Posted by Tiffany, a Divorce client,
I read the reviews below and I agree its the judges that make the decisions not the lawyers but someone new to the court system is not aware of this and its up to the lawyer that they have hired and have trusted to look out for thier best interests. My advice is to not agree to anything and say to take it all in front of the judge no matter how petty it may be. I had to learn the hard way but I wish Dorothy had taken the time to educate me and tell me this and guide me towards a better settlement instead of telling me I had to accept what she said and me not knowing any better did. I would sigh with relief when I saw her walk towards me at the court house only to be disappointed with what I was told and I would wonder where I had gone wrong and what can I do now to get out of this mess. No I would not recommend this lawyer to anyone.

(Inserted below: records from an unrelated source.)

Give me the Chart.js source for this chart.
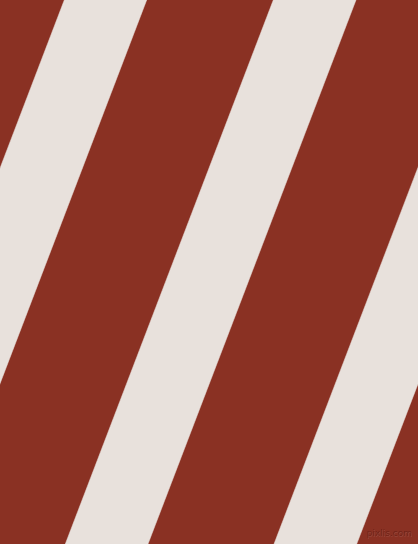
<!DOCTYPE html>
<html>
<head>
<meta charset="utf-8">
<script src="https://cdn.jsdelivr.net/npm/chart.js@4"></script>
<style>
  html, body { margin: 0; padding: 0; background: #8a3123; overflow: hidden; }
  #wrap { width: 418px; height: 544px; }
</style>
</head>
<body>
<div id="wrap"><canvas id="stripes" width="418" height="544"></canvas></div>
<script>
// light stripes, edge x positions at the top (y=0) and bottom (y=544)
const stripeNames = ['stripe 1', 'stripe 2', 'stripe 3'];
const leftTop = [64.3, 273.3, 482.0];
const rightTop = [146.7, 356.0, 565.0];
const leftBottom = [-143.7, 65.3, 274.0];
const rightBottom = [-61.3, 148.0, 356.7];

const W = 418, H = 544;
const lightColor = '#e8e1dc';

// watermark in the bottom corner
const watermark = {
    id: 'watermark',
    afterDraw(chart) {
        const c = chart.ctx;
        c.save();
        c.font = '9px "DejaVu Sans", sans-serif';
        c.textAlign = 'right';
        c.textBaseline = 'alphabetic';
        c.fillStyle = 'rgba(255,255,255,0.10)';
        c.fillText('pixlis.com', 412.5, 536.5);
        c.fillStyle = 'rgba(60,10,5,0.35)';
        c.fillText('pixlis.com', 412, 536);
        c.restore();
    }
};

const datasets = stripeNames.map((name, i) => ({
    label: name,
    data: [
        {x: leftTop[i], y: 0},
        {x: rightTop[i], y: 0},
        {x: rightBottom[i], y: H},
        {x: leftBottom[i], y: H},
        {x: leftTop[i], y: 0}
    ],
    showLine: true,
    fill: 'shape',
    backgroundColor: lightColor,
    borderColor: lightColor,
    borderWidth: 0.5,
    pointRadius: 0,
    tension: 0
}));

const ctx = document.getElementById('stripes');

let chart = new Chart(ctx, {
    type: 'scatter',
    data: { datasets: datasets },
    options: {
        responsive: false,
        animation: false,
        events: [],
        layout: { padding: 0 },
        scales: {
            x: { type: 'linear', min: 0, max: W, display: false },
            y: { type: 'linear', min: 0, max: H, reverse: true, display: false }
        },
        plugins: {
            legend: { display: false },
            tooltip: { enabled: false },
            title: { display: false }
        }
    },
    plugins: [watermark]
});
</script>
</body>
</html>
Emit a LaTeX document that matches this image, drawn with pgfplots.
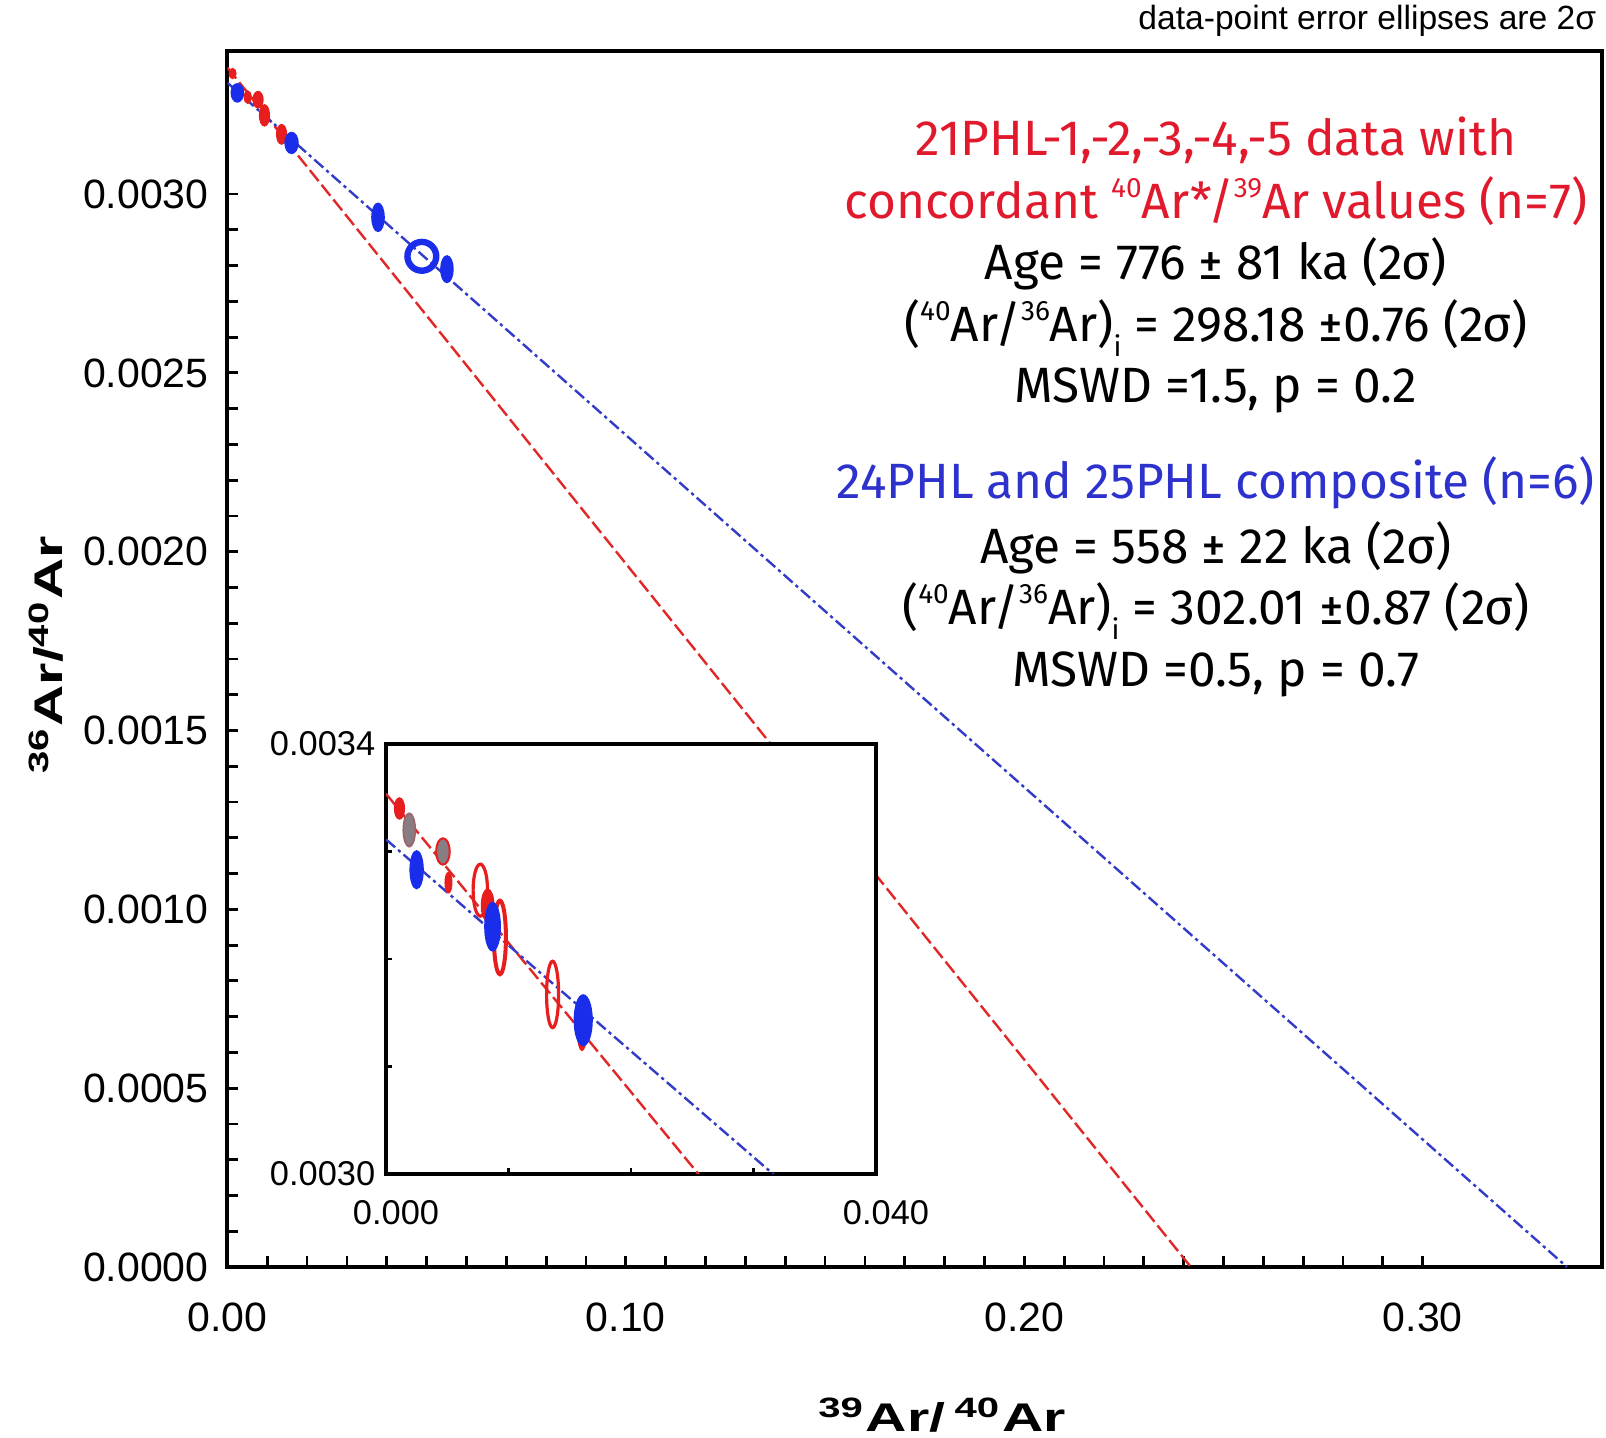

Posted by Megan, a Divorce client,
I hired Dorothy because I was told "She knows everyone at the Norwalk courthouse". Well just because she may know everyone does not guarantee that she is a good lawyer which I learned the hard way. During the first consultation I am told all that I want to hear but then after she has your money you never talk to her again and her employees are very rude with no empathy for the emotions that someone is going through during divorce. I could not afford to start over again with another lawyer I was living paycheck to paycheck and paying her and my 4 children all by myself because she would not get child support for me during the separation which she should have done. I was inexperienced I thought she was right and I learned later she was not she didnt care for me nor my children it was almost as if she was on my former spouses side when I was the one paying her. I even wondered if perhaps she had taken a payout from the opposing counsel. I paid her as soon as she billed so I was not behind in payments I thought perhaps if I kept her well paid she would represent me better. Wrong! Please I plead with you to take your business elsewhere to another lawyer had I seen this site prior to hiring her I would have run a mile.
Posted by Michael, a Family client,
My name is Michael and a real client. Dorothy helped negotiate my divorce and we settled all issues including property, child custody, and support. I am glad a friend referred me to Dorothy.
I don't do reviews, but need to speak up because of some unfair and anonymous reviews of my lawyer.
Posted by a Child Custody client,
I hired Dorothy for my divorce and the first consult of course went well and my main concern was getting custody of my children and getting child support as I only worked part time and my husband had left the family home. She said in the first consult that she saw no reason for me not to get custody and I was happy to hear this. Then things changed and all of a sudden I was losing my children and getting 50/50 custody and I wanted no part of that. I fired Dorothy and have hired another attorney and we just go done with court and i have full custody with their father having every other weekend visitation which is fine with me. I am so glad that I got rid of Dorothy as if I had not I dont think the outcome would have been this good. Also her office staff particularly Jennifer is very rude. Please for your sanity sake go elsewhere.
Posted by a Family client,
The first interview seemed to go very well and she provided an estimated cost to complete the job. She could not do any work for 3 weeks which was okay but at that point Ms. Carfrae changed her cost (nearly doubling it!) without any explanation and efforts to see her were unsuccessful. Upon my written request to clarify her fee for the task and/or change in fees Ms. Carfrae said (through her secretary) that she would respond with a letter. Four months later and Ms. Carfrae never sent a letter nor contacted me in any way. It reminds me of a switch and bait tactic but most certainly unprofessional and unreliable behavior.